Venezuela, with the largest oil deposits outside the Middle East and the world's fifth largest oil producer, also sold oil at far lower costs to fifteen poor nations in the Caribbean and Central America. Even Native Americans in Maine were recipients, and Chief Bill Philips of the Micmac tribe thanked Pres. Chavez: "He is a fellow Native from the Americas, and we appreciate Chavez trying to bring low-cost heating oil for our elderly."

The 10 U.S. oil companies did not respond to requests to help the poor. Just one of them, Exxon, reported record profits of $36 billion in 2005.

Can the twice democratically-elected Chavez be the same fellow that Pat Robertson wants the CIA to assassinate, Secretary of Defense Rumsfeld has likened to Adolf Hitler; and official and semi-official types have placed on the White House "enemies list," labeled a "red devil," as "lethal as Osama bin Laden," and a "madman"? Further, the U.S. supported a unsuccessful military coup against Chavez in 2002 and Condoleeza Rice has called the Venezuelan government a "major threat to the region."

Assuming for the moment that preventing Pennsylvanians from freezing to death hasn't prompted this venomous rhetoric, what could account for it? Perhaps the answer lies in some evil deeds done by Pres. Chavez back in Venezuela. What mischief has he been up to there?

The challenges are daunting in Venezuela where 80% of the population is poor and some 1 million children scratch out a bare subsistance in the major cities. After four decades of indifferent upper-class rule, Chavez, a 51-year-old former army paratrooper, was elected president in 1998 and again in 2004.

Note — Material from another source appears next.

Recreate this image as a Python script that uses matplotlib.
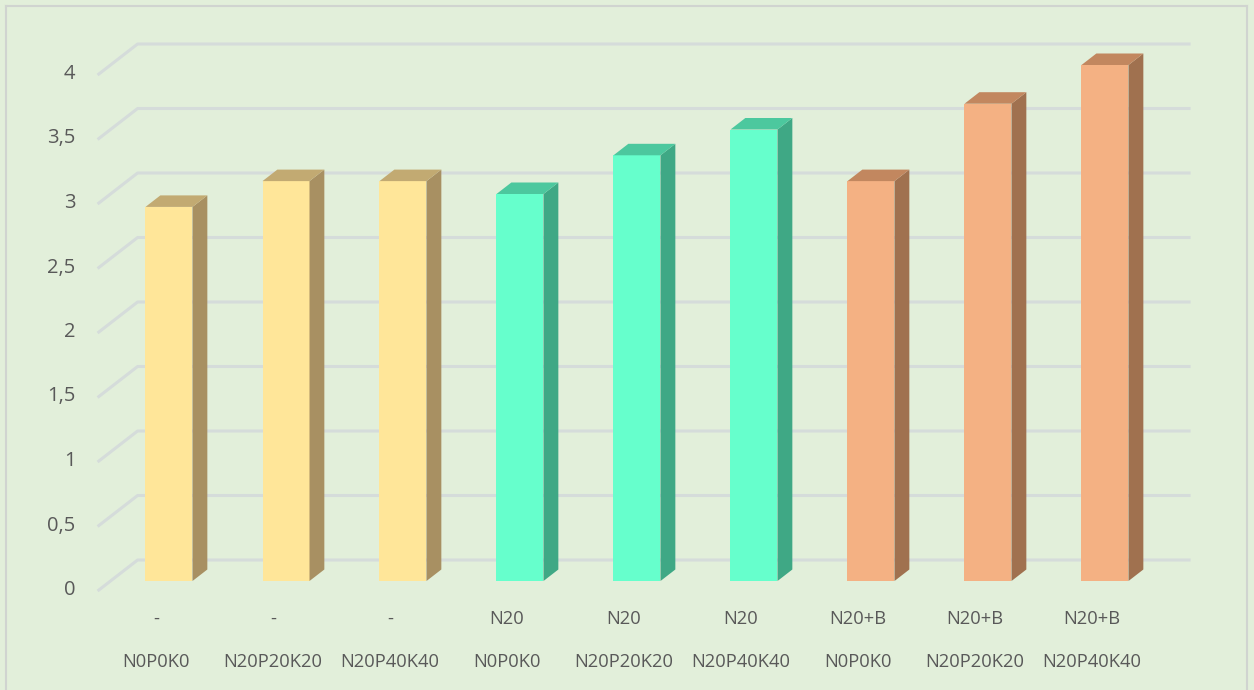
import matplotlib
matplotlib.use("Agg")
import matplotlib.pyplot as plt
from matplotlib.patches import Polygon, Rectangle
from matplotlib.transforms import offset_copy

# treatment labels (two rows) and measured values
row1 = ["-", "-", "-", "N20", "N20", "N20", "N20+B", "N20+B", "N20+B"]
row2 = ["N0P0K0", "N20P20K20", "N20P40K40"] * 3
values = [2.9, 3.1, 3.1, 3.0, 3.3, 3.5, 3.1, 3.7, 4.0]
yticks = [0, 0.5, 1, 1.5, 2, 2.5, 3, 3.5, 4]

# front / side / top colours per group of three bars
front_cols = ["#FFE699"] * 3 + ["#66FFCC"] * 3 + ["#F4B183"] * 3
side_cols = ["#A89062"] * 3 + ["#3FA885"] * 3 + ["#A0714F"] * 3
top_cols = ["#C2AA72"] * 3 + ["#4CC89E"] * 3 + ["#C2875F"] * 3

BG = "#E2EFDA"
GRID = "#D5DCDA"
TXT = "#595959"

W, H = 1254, 690
fig = plt.figure(figsize=(W / 100, H / 100), dpi=100)
fig.patch.set_facecolor(BG)
ax = fig.add_axes([0, 0, 1, 1])
ax.set_facecolor(BG)
for s in ax.spines.values():
    s.set_visible(False)
ax.set_xticks([])
ax.set_yticks([])

# pixel scale of one category / one unit of value
PX_CAT = 117.0
PX_VAL = 129.0
x0_px, y0_px = 169.0, 581.0
ax.set_xlim(-x0_px / PX_CAT, (W - x0_px) / PX_CAT)
ax.set_ylim(-(H - y0_px) / PX_VAL, y0_px / PX_VAL)

# depth of floor (front -> back) in data units, bars sit between t0 and t1
DX = 40.0 / PX_CAT
DY = 31.0 / PX_VAL
t0, t1 = 10.0 / 31.0, 21.5 / 31.0
half_w = 23.5 / PX_CAT


def proj(x, v, t):
    return (x + (t - t0) * DX, v + (t - t0) * DY)


n = len(values)
xl, xr = -0.5, n - 0.5

# perspective gridlines: diagonal on the left wall, horizontal on the back wall
for v in yticks:
    pts = [proj(xl, v, 0), proj(xl, v, 1), proj(xr, v, 1)]
    ax.plot([p[0] for p in pts], [p[1] for p in pts], color=GRID, lw=2.2,
            solid_capstyle="butt", zorder=1)

# bars drawn as front face + side face + top face
for i, v in enumerate(values):
    a, b = i - half_w, i + half_w
    ax.add_patch(Rectangle((a, 0), b - a, v, facecolor=front_cols[i],
                           edgecolor="none", zorder=3))
    side = [proj(b, 0, t0), proj(b, 0, t1), proj(b, v, t1), proj(b, v, t0)]
    ax.add_patch(Polygon(side, closed=True, facecolor=side_cols[i],
                         edgecolor="none", zorder=3))
    top = [proj(a, v, t0), proj(b, v, t0), proj(b, v, t1), proj(a, v, t1)]
    ax.add_patch(Polygon(top, closed=True, facecolor=top_cols[i],
                         edgecolor="none", zorder=3))

font = "Open Sans"

# value axis labels
for v in yticks:
    lab = ("%g" % v).replace(".", ",")
    px, py = proj(xl, v, 0)
    tr = offset_copy(ax.transData, fig=fig, x=-22, y=1, units="dots")
    ax.text(px, py, lab, transform=tr, ha="right", va="center",
            fontsize=14.5, color=TXT, family=font)

# category labels, two rows
for i in range(n):
    px, py = proj(i, 0, 0)
    tr1 = offset_copy(ax.transData, fig=fig, x=0, y=-28, units="dots")
    tr2 = offset_copy(ax.transData, fig=fig, x=0, y=-71, units="dots")
    ax.text(px, py, row1[i], transform=tr1, ha="center", va="center",
            fontsize=13.2, color=TXT, family=font)
    ax.text(px, py, row2[i], transform=tr2, ha="center", va="center",
            fontsize=13.2, color=TXT, family=font)

# thin chart border
fig.add_artist(plt.Line2D([6 / W, 6 / W], [0, 1 - 6 / H], color="#D0D4D0",
                          lw=1.5, transform=fig.transFigure))
fig.add_artist(plt.Line2D([6 / W, 1247 / W], [1 - 6 / H, 1 - 6 / H],
                          color="#D0D4D0", lw=1.5, transform=fig.transFigure))
fig.add_artist(plt.Line2D([1247 / W, 1247 / W], [0, 1 - 6 / H], color="#D0D4D0",
                          lw=1.5, transform=fig.transFigure))

fig.savefig("out.png", dpi=100, facecolor=BG)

According to Washington-based economist Mark Weisbrot, "The tangible improvements for those living in Caracus' poor barrios have been noticed in the rest of Latin America, a region with the most outrageously unequal income distribution in the world." Here are a few highlights of his tenure:

* For the first time time, universal health care is official state policy and peasants are living longer due to accessible health care.
* Elementary schools are providing three free meals a day to all students, drawing some million new students to school.
* misiones (missions/government projects) are extending vital social services like literacy training, food subsidies, and rudimentary health care to the poor.
* Indigenous Venezuealans, homosexuals and women are now protected in the constitution.
* Land reform is redistributing idle land to landless peasants.
* Operation milegro (miracle), a joint venture with Cuban doctors, has restored eyesight to thousands of blind people in the region.


Venezuelan elites, who despise Chavez and call him a "monkey," have tried mightily to sabotage the economy for eight years but it grew at a respectable nine percent in 2005, the highest in the hemisphere.

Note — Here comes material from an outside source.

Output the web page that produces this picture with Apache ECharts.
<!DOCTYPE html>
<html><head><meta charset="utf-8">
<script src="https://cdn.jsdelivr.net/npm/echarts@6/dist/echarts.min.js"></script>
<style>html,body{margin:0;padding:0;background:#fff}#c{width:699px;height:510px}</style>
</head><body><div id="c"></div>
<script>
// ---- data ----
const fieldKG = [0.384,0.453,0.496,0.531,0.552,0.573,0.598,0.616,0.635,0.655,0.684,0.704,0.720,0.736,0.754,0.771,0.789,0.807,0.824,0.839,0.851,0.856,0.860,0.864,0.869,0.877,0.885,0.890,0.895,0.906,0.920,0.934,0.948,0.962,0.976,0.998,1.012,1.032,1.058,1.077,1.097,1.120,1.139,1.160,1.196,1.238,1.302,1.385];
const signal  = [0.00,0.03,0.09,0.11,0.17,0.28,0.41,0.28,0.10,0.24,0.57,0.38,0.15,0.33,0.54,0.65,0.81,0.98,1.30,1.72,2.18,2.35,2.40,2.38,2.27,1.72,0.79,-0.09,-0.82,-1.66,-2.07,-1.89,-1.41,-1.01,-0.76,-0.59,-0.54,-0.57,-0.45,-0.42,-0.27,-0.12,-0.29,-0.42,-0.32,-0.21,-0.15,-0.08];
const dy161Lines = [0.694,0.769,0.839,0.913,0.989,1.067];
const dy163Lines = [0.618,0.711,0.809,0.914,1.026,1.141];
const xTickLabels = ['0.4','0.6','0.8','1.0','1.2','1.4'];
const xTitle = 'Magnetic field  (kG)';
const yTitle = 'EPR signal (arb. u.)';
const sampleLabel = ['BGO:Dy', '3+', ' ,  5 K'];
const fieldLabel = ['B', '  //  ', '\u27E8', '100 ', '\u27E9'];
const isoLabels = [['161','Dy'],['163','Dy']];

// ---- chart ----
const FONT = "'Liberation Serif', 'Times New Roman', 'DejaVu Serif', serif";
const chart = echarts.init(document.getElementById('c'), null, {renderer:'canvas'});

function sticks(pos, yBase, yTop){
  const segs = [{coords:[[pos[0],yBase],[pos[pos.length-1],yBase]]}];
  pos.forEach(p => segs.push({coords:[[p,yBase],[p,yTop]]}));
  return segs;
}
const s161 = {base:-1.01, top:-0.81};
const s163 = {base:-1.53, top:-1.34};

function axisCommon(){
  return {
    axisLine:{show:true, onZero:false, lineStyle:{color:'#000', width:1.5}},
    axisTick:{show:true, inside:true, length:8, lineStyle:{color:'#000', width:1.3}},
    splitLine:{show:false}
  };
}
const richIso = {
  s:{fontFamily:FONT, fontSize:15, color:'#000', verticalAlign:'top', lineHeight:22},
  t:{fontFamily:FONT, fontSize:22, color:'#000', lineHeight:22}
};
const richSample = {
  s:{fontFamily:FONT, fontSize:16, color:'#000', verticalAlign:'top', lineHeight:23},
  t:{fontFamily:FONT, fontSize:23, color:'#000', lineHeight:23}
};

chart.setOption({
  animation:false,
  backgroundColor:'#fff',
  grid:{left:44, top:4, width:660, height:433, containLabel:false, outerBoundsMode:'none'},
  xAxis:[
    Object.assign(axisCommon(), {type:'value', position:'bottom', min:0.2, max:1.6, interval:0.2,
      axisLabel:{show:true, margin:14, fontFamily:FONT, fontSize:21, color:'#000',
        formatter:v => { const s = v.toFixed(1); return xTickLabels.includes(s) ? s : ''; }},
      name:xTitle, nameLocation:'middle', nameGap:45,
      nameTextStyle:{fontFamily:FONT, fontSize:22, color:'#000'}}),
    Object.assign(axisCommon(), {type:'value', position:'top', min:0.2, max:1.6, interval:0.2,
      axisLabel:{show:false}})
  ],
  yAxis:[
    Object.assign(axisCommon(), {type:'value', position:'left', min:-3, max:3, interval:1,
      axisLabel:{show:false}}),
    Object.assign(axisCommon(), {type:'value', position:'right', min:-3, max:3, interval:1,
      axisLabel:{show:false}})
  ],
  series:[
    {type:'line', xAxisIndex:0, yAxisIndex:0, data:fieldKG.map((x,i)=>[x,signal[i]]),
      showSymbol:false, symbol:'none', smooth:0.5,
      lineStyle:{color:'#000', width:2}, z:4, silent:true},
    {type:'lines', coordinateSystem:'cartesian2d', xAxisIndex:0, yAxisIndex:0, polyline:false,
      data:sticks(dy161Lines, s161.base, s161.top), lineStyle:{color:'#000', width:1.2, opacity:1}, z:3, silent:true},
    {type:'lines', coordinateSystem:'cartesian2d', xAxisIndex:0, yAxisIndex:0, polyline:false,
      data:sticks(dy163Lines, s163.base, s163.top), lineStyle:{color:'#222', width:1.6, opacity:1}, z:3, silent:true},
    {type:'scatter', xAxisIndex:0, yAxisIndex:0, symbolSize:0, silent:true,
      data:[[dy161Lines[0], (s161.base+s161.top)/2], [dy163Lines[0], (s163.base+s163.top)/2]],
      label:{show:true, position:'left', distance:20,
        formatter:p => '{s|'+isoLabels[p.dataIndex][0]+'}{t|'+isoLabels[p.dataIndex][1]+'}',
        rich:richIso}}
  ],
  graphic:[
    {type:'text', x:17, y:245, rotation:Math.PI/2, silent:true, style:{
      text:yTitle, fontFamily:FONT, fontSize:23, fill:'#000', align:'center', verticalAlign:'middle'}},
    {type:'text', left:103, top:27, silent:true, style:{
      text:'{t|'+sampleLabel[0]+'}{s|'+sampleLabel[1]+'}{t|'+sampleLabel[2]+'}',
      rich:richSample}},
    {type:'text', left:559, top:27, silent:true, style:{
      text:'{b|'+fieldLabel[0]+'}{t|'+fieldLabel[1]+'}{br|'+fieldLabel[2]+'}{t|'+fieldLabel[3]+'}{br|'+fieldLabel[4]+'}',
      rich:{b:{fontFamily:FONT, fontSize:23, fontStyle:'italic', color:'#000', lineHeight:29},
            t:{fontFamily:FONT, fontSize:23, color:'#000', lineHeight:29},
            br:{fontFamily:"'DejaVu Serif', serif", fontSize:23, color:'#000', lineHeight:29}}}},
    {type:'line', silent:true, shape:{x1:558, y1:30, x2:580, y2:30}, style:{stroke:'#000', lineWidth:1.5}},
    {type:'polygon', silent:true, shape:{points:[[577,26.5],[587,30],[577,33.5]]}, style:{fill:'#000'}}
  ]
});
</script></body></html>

Venezuelan oil has made this possible but only Chavez acted on the clearly subversive and radical notion that his country's vast resources should be used to benefit the country's people and even those beyond its borders.

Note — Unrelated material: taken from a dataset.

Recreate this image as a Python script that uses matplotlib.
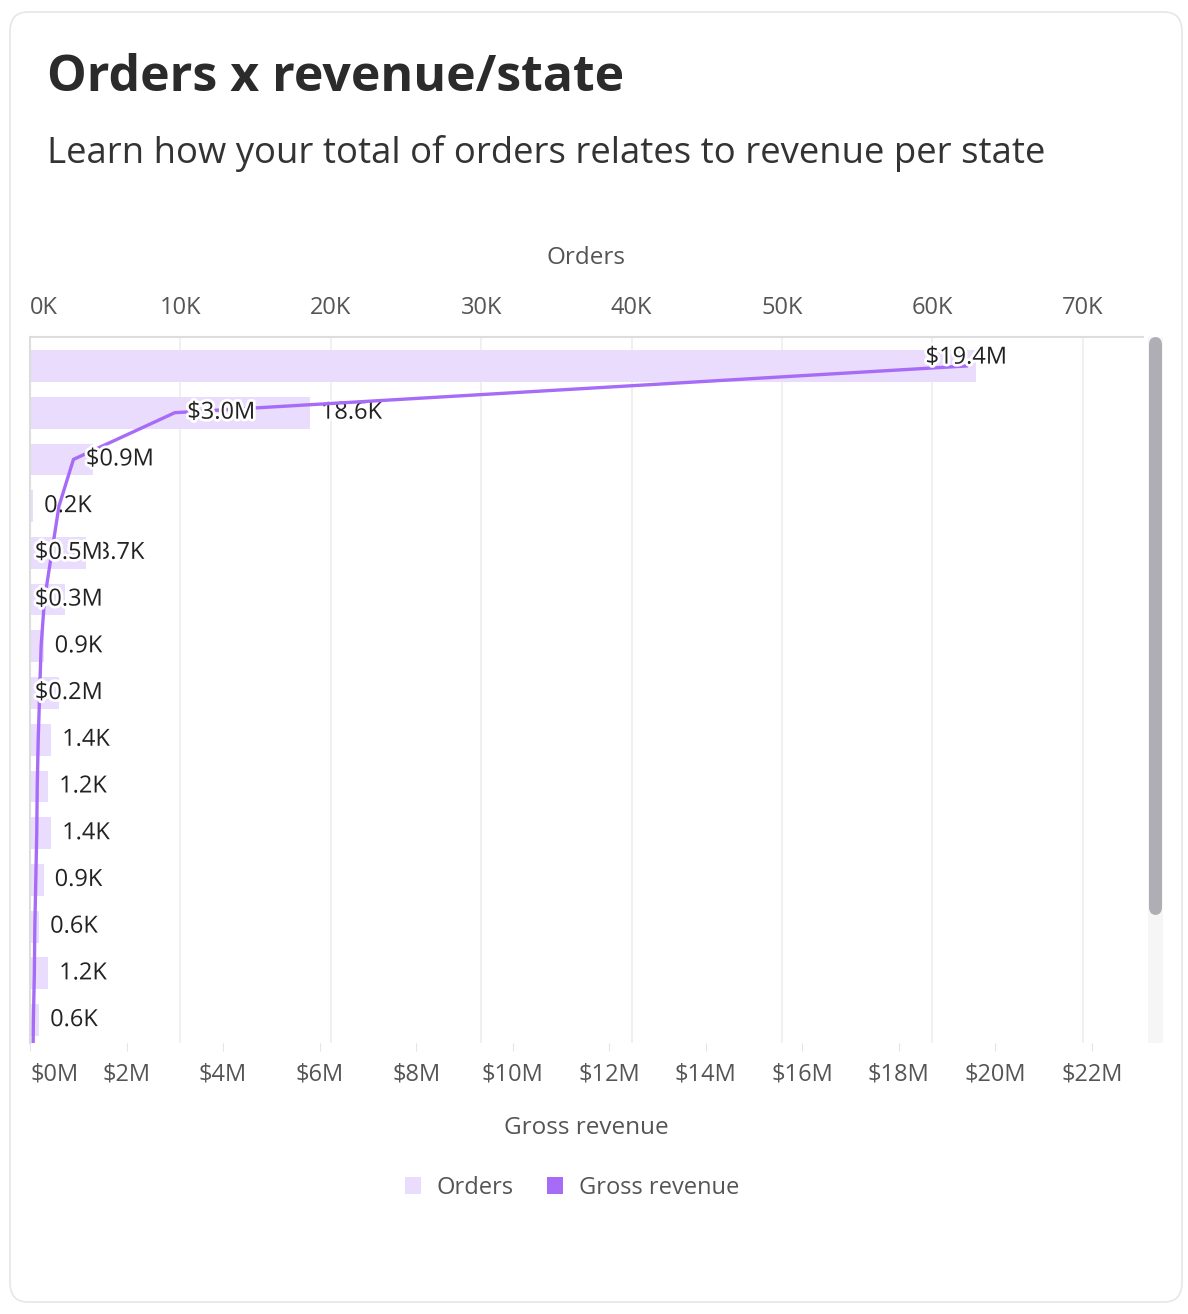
import matplotlib.pyplot as plt
import matplotlib.patheffects as pe
from matplotlib.patches import FancyBboxPatch, Patch

# datos por estado (solo las filas visibles, la ultima queda fuera de la ventana)
orders_k = [62.9, 18.6, 4.2, 0.2, 3.7, 2.3, 0.9, 1.9, 1.4, 1.2, 1.4, 0.9, 0.6, 1.2, 0.6, 0.6]
revenue_m = [19.4, 3.0, 0.9, 0.6, 0.45, 0.3, 0.23, 0.2, 0.17, 0.15, 0.14, 0.12, 0.1, 0.09, 0.07, 0.06]
# que etiqueta se ve en cada fila
show_rev = [1, 1, 1, 0, 1, 1, 0, 1, 0, 0, 0, 0, 0, 0, 0, 0]
show_ord = [0, 1, 0, 1, 1, 0, 1, 0, 1, 1, 1, 1, 1, 1, 1, 0]

orders_ticks = [0, 10, 20, 30, 40, 50, 60, 70]
revenue_ticks = [0, 2, 4, 6, 8, 10, 12, 14, 16, 18, 20, 22]

bar_color = "#EADCFD"
line_color = "#A66CF7"
txt_gray = "#555555"
font = "Open Sans"
plt.rcParams["font.family"] = [font, "DejaVu Sans"]

fig = plt.figure(figsize=(11.88, 13.14), dpi=100)
fig.patch.set_facecolor("white")

# tarjeta
card = FancyBboxPatch((10 / 1188, 1 - 1302 / 1314), 1172 / 1188, 1290 / 1314,
                      boxstyle="round,pad=0,rounding_size=0.015", transform=fig.transFigure,
                      facecolor="white", edgecolor="#E6E6E6", linewidth=1.2, zorder=-5)
fig.patches.append(card)

fig.text(47 / 1188, 1 - 78 / 1314, "Orders x revenue/state", fontsize=36, fontweight="bold",
         color="#2B2B2B", va="center", ha="left")
fig.text(47 / 1188, 1 - 153 / 1314, "Learn how your total of orders relates to revenue per state",
         fontsize=26.3, color="#333333", va="center", ha="left")

left, right, top, bottom = 30 / 1188, 1143 / 1188, 1 - 337 / 1314, 1 - 1043 / 1314
ax = fig.add_axes([left, bottom, right - left, top - bottom])
ax2 = ax.twiny()

y = list(range(len(orders_k)))
ax.barh(y, orders_k, height=0.68, color=bar_color, zorder=2)
ax.set_xlim(0, 74)
ax.set_ylim(14.49, -0.62)
ax.set_xticks(orders_ticks, [f"{v}K" for v in orders_ticks])
ax.xaxis.set_ticks_position("top")
ax.xaxis.set_label_position("top")
ax.set_xlabel("Orders", fontsize=17.5, color=txt_gray, labelpad=23)
ax.tick_params(axis="x", length=0, pad=12, labelsize=17, labelcolor=txt_gray)
ax.set_yticks([])
ax.grid(axis="x", color="#EEEEEE", linewidth=1.2, zorder=0)
ax.set_axisbelow(True)
for s in ["right", "bottom"]:
    ax.spines[s].set_visible(False)
ax.spines["top"].set_color("#DDDDDD")
ax.spines["top"].set_linewidth(1.5)
ax.spines["left"].set_color("#DDDDDD")
ax.spines["left"].set_linewidth(1.5)

ax2.plot(revenue_m, y, color=line_color, linewidth=2.4, zorder=3, solid_joinstyle="round")
ax2.set_xlim(0, 23.06)
ax2.set_xticks(revenue_ticks, [f"${v}M" for v in revenue_ticks])
ax2.xaxis.set_ticks_position("bottom")
ax2.xaxis.set_label_position("bottom")
ax2.set_xlabel("Gross revenue", fontsize=17.5, color=txt_gray, labelpad=21)
ax2.tick_params(axis="x", length=6, color="#E4E4E4", pad=8, labelsize=17, labelcolor=txt_gray)
for s in ax2.spines.values():
    s.set_visible(False)
ax.get_xticklabels()[0].set_horizontalalignment("left")
ax2.get_xticklabels()[0].set_horizontalalignment("left")

halo = [pe.withStroke(linewidth=4, foreground="white")]
for i in y:
    if i > 14:
        continue
    if show_ord[i]:
        ax.annotate(f"{orders_k[i]:.1f}K", (orders_k[i], i), xytext=(8, 0), textcoords="offset points",
                    ha="left", va="center", fontsize=17, color="#222222", path_effects=halo, zorder=5)
    if show_rev[i]:
        lab = f"${revenue_m[i]:.1f}M"
        if i == 0:
            ax2.annotate(lab, (revenue_m[i], i), xytext=(0, 6), textcoords="offset points",
                         ha="center", va="center", fontsize=17, color="#222222", path_effects=halo, zorder=6)
        elif revenue_m[i] < 0.6:
            ax2.annotate(lab, (0, i), xytext=(3.5, 0), textcoords="offset points",
                         ha="left", va="center", fontsize=17, color="#222222", path_effects=halo, zorder=6)
        else:
            ax2.annotate(lab, (revenue_m[i], i), xytext=(9, 0), textcoords="offset points",
                         ha="left", va="center", fontsize=17, color="#222222", path_effects=halo, zorder=6)

# barra de desplazamiento
track = FancyBboxPatch((1148 / 1188, bottom), 15 / 1188, top - bottom, boxstyle="square,pad=0",
                       transform=fig.transFigure, facecolor="#F6F6F6", edgecolor="none")
thumb = FancyBboxPatch((1149 / 1188, 1 - 915 / 1314), 13 / 1188, 578 / 1314,
                       boxstyle="round,pad=0,rounding_size=0.006", transform=fig.transFigure,
                       facecolor="#AEAEB4", edgecolor="none")
fig.patches.extend([track, thumb])

handles = [Patch(facecolor=bar_color, edgecolor="none", label="Orders"),
           Patch(facecolor=line_color, edgecolor="none", label="Gross revenue")]
fig.legend(handles=handles, loc="center", bbox_to_anchor=(0.4815, 1 - 1188 / 1314), ncol=2,
           frameon=False, fontsize=17, labelcolor=txt_gray, handlelength=0.7, handleheight=0.7,
           columnspacing=1.4, handletextpad=0.66)

fig.savefig("out.png", dpi=100)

Oil was nationalized in 1976, but according to all accounts the oil bureaucracy operated as a "state within a state," refusing to function on behalf of the citizens. The system remains imperfect but Chavez finally excercised effective control over PSVSA in 2001. State oil profits were over $25 billion last year and the petrodollars are now staying home in the form of high social spending, faithfully reflecting social ownership of this natural resource. Something must be working because his approval rating stands at 77%, the highest in the Americas.

And of course this begins to explain why Chavez is viewed as a threat, as a "virus" that might "infect" others. An alternative development model where the citizens, not private U.S. foreign investors, are the primary beneficiaries of government policy is feared by U.S. elites. As Latin American expert Prof. Rosa Maria Pegueros observes, from Washington's perspective the real threat is that if Chavez succeeds, he may "create an eqalitarian society that has the power to resist United States hegemony."

Who knows where this virus may appear next. To help it spread, I'm filling my tank at the Citgo station from now on.